Work to do: All lines below must be repeated exactly, with the pictures omitted.

Dataset excerpt:
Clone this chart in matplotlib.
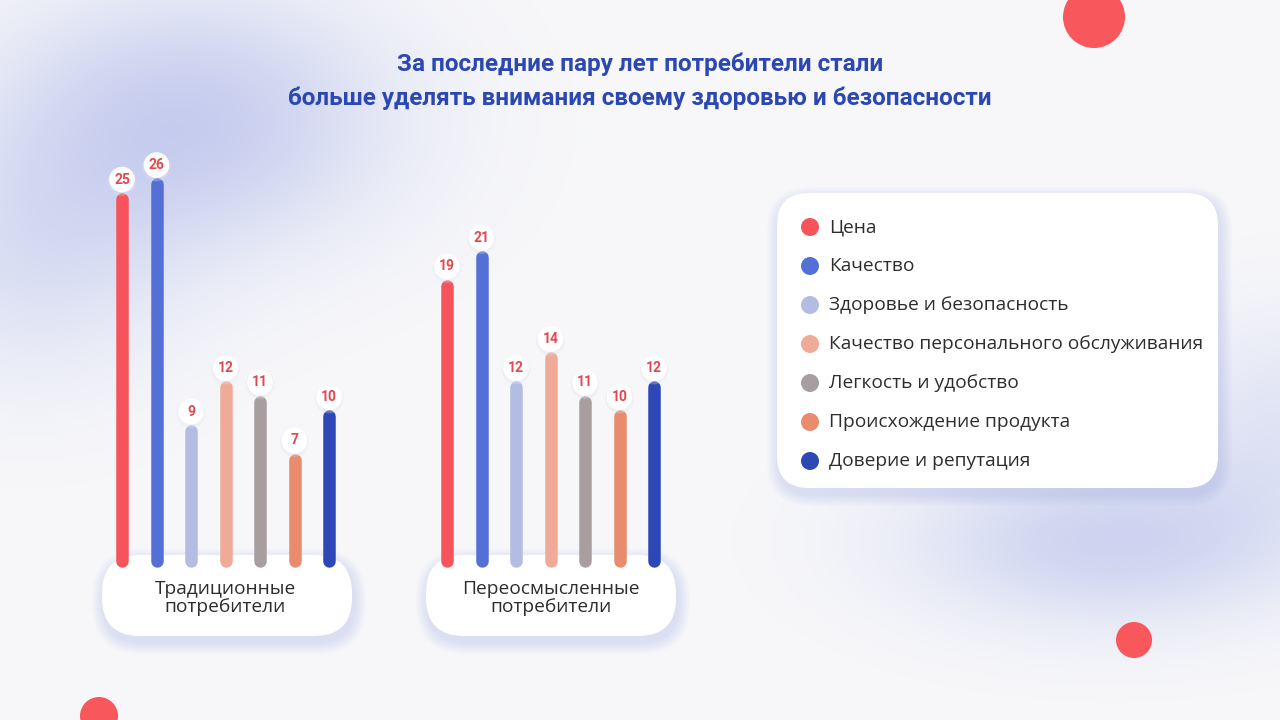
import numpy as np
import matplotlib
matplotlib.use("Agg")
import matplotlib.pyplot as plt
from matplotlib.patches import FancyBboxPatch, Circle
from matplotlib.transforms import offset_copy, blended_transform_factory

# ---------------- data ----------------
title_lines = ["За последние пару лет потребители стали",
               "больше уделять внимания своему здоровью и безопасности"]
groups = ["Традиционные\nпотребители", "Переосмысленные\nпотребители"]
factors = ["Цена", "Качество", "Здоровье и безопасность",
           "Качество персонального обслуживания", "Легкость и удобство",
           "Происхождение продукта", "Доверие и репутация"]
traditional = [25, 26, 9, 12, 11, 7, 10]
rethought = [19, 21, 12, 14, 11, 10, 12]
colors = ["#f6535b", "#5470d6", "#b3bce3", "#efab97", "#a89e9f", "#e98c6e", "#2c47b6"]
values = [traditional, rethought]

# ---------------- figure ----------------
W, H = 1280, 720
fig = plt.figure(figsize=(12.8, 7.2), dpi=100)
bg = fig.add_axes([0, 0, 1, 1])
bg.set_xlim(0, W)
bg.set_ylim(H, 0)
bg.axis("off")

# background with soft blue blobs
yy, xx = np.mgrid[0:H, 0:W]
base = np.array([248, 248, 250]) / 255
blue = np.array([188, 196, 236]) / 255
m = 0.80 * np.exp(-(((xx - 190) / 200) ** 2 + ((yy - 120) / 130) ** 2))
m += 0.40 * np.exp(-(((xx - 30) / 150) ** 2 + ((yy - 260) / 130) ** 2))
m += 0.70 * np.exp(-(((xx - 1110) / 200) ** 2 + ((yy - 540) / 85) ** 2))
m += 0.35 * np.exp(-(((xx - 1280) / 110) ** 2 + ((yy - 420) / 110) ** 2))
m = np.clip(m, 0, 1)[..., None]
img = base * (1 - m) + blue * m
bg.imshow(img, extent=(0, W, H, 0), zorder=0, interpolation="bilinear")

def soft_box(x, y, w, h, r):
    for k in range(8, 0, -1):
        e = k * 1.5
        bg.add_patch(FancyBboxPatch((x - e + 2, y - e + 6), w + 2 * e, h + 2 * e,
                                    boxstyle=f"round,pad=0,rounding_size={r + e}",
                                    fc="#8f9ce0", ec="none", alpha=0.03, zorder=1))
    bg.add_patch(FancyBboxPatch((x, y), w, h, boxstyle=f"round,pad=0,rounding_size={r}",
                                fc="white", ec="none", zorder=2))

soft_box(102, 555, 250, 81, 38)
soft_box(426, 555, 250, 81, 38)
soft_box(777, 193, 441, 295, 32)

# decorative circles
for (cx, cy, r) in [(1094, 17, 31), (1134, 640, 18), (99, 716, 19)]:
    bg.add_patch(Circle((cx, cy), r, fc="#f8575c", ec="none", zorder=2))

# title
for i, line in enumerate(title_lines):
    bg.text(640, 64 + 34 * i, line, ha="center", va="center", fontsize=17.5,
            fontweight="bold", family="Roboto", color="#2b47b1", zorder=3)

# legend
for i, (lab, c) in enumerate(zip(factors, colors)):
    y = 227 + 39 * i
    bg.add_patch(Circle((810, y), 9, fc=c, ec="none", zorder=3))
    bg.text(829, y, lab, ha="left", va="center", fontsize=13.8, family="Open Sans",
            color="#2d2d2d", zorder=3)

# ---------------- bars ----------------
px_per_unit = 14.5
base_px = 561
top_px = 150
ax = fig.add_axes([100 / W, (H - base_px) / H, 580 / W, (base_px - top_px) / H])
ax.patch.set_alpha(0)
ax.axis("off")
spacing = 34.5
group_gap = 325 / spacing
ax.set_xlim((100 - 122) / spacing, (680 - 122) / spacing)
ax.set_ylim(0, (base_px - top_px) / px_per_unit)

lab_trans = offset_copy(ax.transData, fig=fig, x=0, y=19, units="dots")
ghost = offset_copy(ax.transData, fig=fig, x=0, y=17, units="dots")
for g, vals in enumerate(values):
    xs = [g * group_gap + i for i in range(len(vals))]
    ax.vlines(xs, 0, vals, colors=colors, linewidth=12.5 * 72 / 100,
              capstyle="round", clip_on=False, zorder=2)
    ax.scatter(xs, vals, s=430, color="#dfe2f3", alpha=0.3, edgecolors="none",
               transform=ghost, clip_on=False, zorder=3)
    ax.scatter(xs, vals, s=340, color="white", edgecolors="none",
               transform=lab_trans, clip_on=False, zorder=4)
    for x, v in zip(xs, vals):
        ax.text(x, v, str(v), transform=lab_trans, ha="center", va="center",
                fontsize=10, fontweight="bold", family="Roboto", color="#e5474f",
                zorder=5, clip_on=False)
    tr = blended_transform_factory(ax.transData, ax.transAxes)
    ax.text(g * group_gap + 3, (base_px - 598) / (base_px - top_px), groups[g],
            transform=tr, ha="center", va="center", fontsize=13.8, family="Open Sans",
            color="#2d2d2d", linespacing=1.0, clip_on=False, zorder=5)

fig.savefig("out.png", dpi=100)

Problem solution:
Clone this chart in matplotlib.
import numpy as np
import matplotlib
matplotlib.use("Agg")
import matplotlib.pyplot as plt
from matplotlib.patches import FancyBboxPatch, Circle
from matplotlib.transforms import offset_copy, blended_transform_factory

# ---------------- data ----------------
title_lines = ["За последние пару лет потребители стали",
               "больше уделять внимания своему здоровью и безопасности"]
groups = ["Традиционные\nпотребители", "Переосмысленные\nпотребители"]
factors = ["Цена", "Качество", "Здоровье и безопасность",
           "Качество персонального обслуживания", "Легкость и удобство",
           "Происхождение продукта", "Доверие и репутация"]
traditional = [25, 26, 9, 12, 11, 7, 10]
rethought = [19, 21, 12, 14, 11, 10, 12]
colors = ["#f6535b", "#5470d6", "#b3bce3", "#efab97", "#a89e9f", "#e98c6e", "#2c47b6"]
values = [traditional, rethought]

# ---------------- figure ----------------
W, H = 1280, 720
fig = plt.figure(figsize=(12.8, 7.2), dpi=100)
bg = fig.add_axes([0, 0, 1, 1])
bg.set_xlim(0, W)
bg.set_ylim(H, 0)
bg.axis("off")

# background with soft blue blobs
yy, xx = np.mgrid[0:H, 0:W]
base = np.array([248, 248, 250]) / 255
blue = np.array([188, 196, 236]) / 255
m = 0.80 * np.exp(-(((xx - 190) / 200) ** 2 + ((yy - 120) / 130) ** 2))
m += 0.40 * np.exp(-(((xx - 30) / 150) ** 2 + ((yy - 260) / 130) ** 2))
m += 0.70 * np.exp(-(((xx - 1110) / 200) ** 2 + ((yy - 540) / 85) ** 2))
m += 0.35 * np.exp(-(((xx - 1280) / 110) ** 2 + ((yy - 420) / 110) ** 2))
m = np.clip(m, 0, 1)[..., None]
img = base * (1 - m) + blue * m
bg.imshow(img, extent=(0, W, H, 0), zorder=0, interpolation="bilinear")

def soft_box(x, y, w, h, r):
    for k in range(8, 0, -1):
        e = k * 1.5
        bg.add_patch(FancyBboxPatch((x - e + 2, y - e + 6), w + 2 * e, h + 2 * e,
                                    boxstyle=f"round,pad=0,rounding_size={r + e}",
                                    fc="#8f9ce0", ec="none", alpha=0.03, zorder=1))
    bg.add_patch(FancyBboxPatch((x, y), w, h, boxstyle=f"round,pad=0,rounding_size={r}",
                                fc="white", ec="none", zorder=2))

soft_box(102, 555, 250, 81, 38)
soft_box(426, 555, 250, 81, 38)
soft_box(777, 193, 441, 295, 32)

# decorative circles
for (cx, cy, r) in [(1094, 17, 31), (1134, 640, 18), (99, 716, 19)]:
    bg.add_patch(Circle((cx, cy), r, fc="#f8575c", ec="none", zorder=2))

# title
for i, line in enumerate(title_lines):
    bg.text(640, 64 + 34 * i, line, ha="center", va="center", fontsize=17.5,
            fontweight="bold", family="Roboto", color="#2b47b1", zorder=3)

# legend
for i, (lab, c) in enumerate(zip(factors, colors)):
    y = 227 + 39 * i
    bg.add_patch(Circle((810, y), 9, fc=c, ec="none", zorder=3))
    bg.text(829, y, lab, ha="left", va="center", fontsize=13.8, family="Open Sans",
            color="#2d2d2d", zorder=3)

# ---------------- bars ----------------
px_per_unit = 14.5
base_px = 561
top_px = 150
ax = fig.add_axes([100 / W, (H - base_px) / H, 580 / W, (base_px - top_px) / H])
ax.patch.set_alpha(0)
ax.axis("off")
spacing = 34.5
group_gap = 325 / spacing
ax.set_xlim((100 - 122) / spacing, (680 - 122) / spacing)
ax.set_ylim(0, (base_px - top_px) / px_per_unit)

lab_trans = offset_copy(ax.transData, fig=fig, x=0, y=19, units="dots")
ghost = offset_copy(ax.transData, fig=fig, x=0, y=17, units="dots")
for g, vals in enumerate(values):
    xs = [g * group_gap + i for i in range(len(vals))]
    ax.vlines(xs, 0, vals, colors=colors, linewidth=12.5 * 72 / 100,
              capstyle="round", clip_on=False, zorder=2)
    ax.scatter(xs, vals, s=430, color="#dfe2f3", alpha=0.3, edgecolors="none",
               transform=ghost, clip_on=False, zorder=3)
    ax.scatter(xs, vals, s=340, color="white", edgecolors="none",
               transform=lab_trans, clip_on=False, zorder=4)
    for x, v in zip(xs, vals):
        ax.text(x, v, str(v), transform=lab_trans, ha="center", va="center",
                fontsize=10, fontweight="bold", family="Roboto", color="#e5474f",
                zorder=5, clip_on=False)
    tr = blended_transform_factory(ax.transData, ax.transAxes)
    ax.text(g * group_gap + 3, (base_px - 598) / (base_px - top_px), groups[g],
            transform=tr, ha="center", va="center", fontsize=13.8, family="Open Sans",
            color="#2d2d2d", linespacing=1.0, clip_on=False, zorder=5)

fig.savefig("out.png", dpi=100)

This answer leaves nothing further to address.